**GOAL**
Review the listing and copy each line that holds the word "this".

**DATA**
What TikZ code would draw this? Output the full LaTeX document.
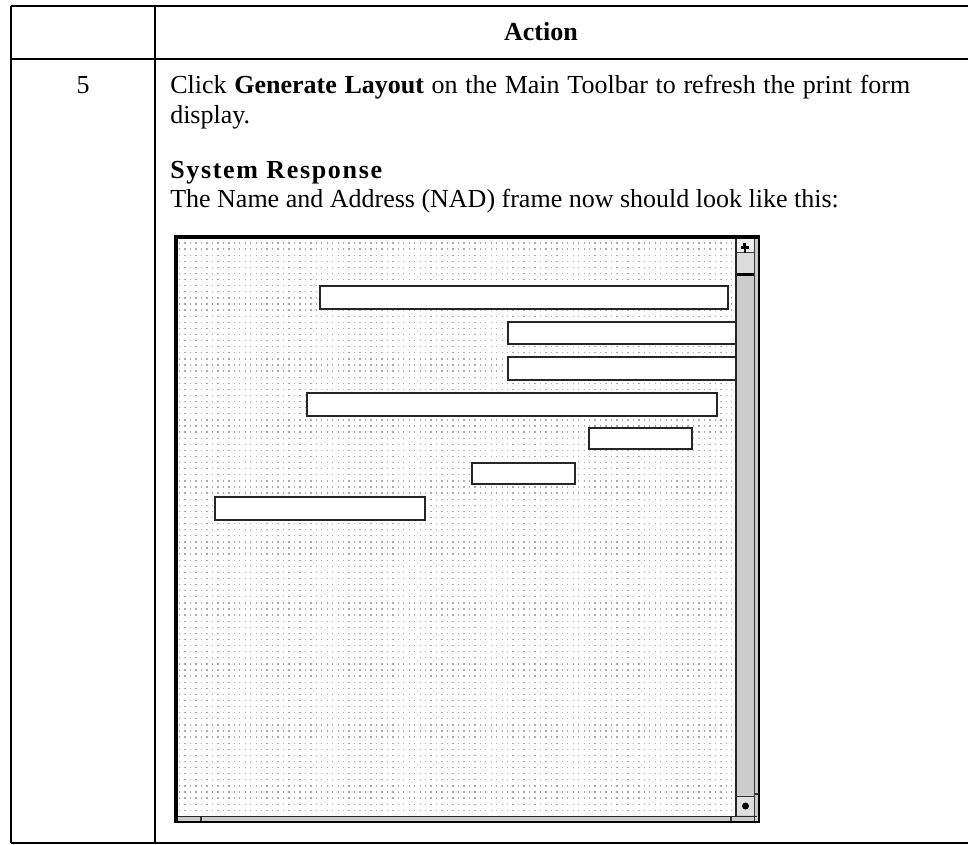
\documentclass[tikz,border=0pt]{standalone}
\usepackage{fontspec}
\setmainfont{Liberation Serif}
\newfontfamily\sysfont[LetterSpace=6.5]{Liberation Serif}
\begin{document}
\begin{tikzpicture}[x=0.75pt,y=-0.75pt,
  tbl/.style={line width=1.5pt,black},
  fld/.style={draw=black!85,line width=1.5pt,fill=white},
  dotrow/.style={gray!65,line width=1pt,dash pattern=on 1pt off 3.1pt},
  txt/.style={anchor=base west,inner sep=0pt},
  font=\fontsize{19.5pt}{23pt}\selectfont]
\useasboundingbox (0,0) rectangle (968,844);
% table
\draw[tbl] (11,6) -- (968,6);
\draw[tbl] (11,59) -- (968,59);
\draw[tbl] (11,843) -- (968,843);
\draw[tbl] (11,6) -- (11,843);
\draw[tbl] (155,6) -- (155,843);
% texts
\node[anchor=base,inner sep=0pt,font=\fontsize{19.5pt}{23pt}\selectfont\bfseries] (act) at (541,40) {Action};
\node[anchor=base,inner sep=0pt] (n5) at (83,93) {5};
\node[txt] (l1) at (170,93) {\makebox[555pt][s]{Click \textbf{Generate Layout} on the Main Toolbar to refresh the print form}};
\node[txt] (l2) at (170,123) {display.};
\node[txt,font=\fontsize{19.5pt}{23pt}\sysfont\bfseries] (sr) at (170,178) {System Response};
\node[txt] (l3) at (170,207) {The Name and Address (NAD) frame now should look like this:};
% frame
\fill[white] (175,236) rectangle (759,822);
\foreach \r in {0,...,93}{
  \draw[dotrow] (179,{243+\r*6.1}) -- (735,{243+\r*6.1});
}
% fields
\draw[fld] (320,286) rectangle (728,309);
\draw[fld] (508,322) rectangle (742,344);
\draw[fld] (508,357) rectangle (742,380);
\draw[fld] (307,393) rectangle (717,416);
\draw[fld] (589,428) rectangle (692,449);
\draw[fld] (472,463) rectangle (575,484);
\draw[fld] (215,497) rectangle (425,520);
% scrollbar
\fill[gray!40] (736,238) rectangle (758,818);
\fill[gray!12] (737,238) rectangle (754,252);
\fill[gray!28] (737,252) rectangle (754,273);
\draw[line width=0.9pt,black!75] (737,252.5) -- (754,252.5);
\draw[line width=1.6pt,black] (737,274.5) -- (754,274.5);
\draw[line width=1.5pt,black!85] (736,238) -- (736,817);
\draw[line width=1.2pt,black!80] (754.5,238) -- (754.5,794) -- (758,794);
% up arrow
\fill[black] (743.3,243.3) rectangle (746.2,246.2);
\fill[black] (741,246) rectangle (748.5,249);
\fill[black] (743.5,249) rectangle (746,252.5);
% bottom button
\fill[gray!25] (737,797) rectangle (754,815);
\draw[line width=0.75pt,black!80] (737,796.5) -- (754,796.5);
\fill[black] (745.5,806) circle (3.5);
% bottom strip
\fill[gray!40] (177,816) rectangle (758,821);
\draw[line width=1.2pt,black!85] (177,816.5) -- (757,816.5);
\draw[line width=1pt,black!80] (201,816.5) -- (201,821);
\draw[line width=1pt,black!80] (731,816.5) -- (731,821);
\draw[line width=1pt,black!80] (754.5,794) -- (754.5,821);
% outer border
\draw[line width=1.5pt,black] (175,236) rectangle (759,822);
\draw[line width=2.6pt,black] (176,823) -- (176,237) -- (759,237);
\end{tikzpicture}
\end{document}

**WORKED SOLUTION**
What TikZ code would draw this? Output the full LaTeX document.
\node[txt] (l3) at (170,207) {The Name and Address (NAD) frame now should look like this:};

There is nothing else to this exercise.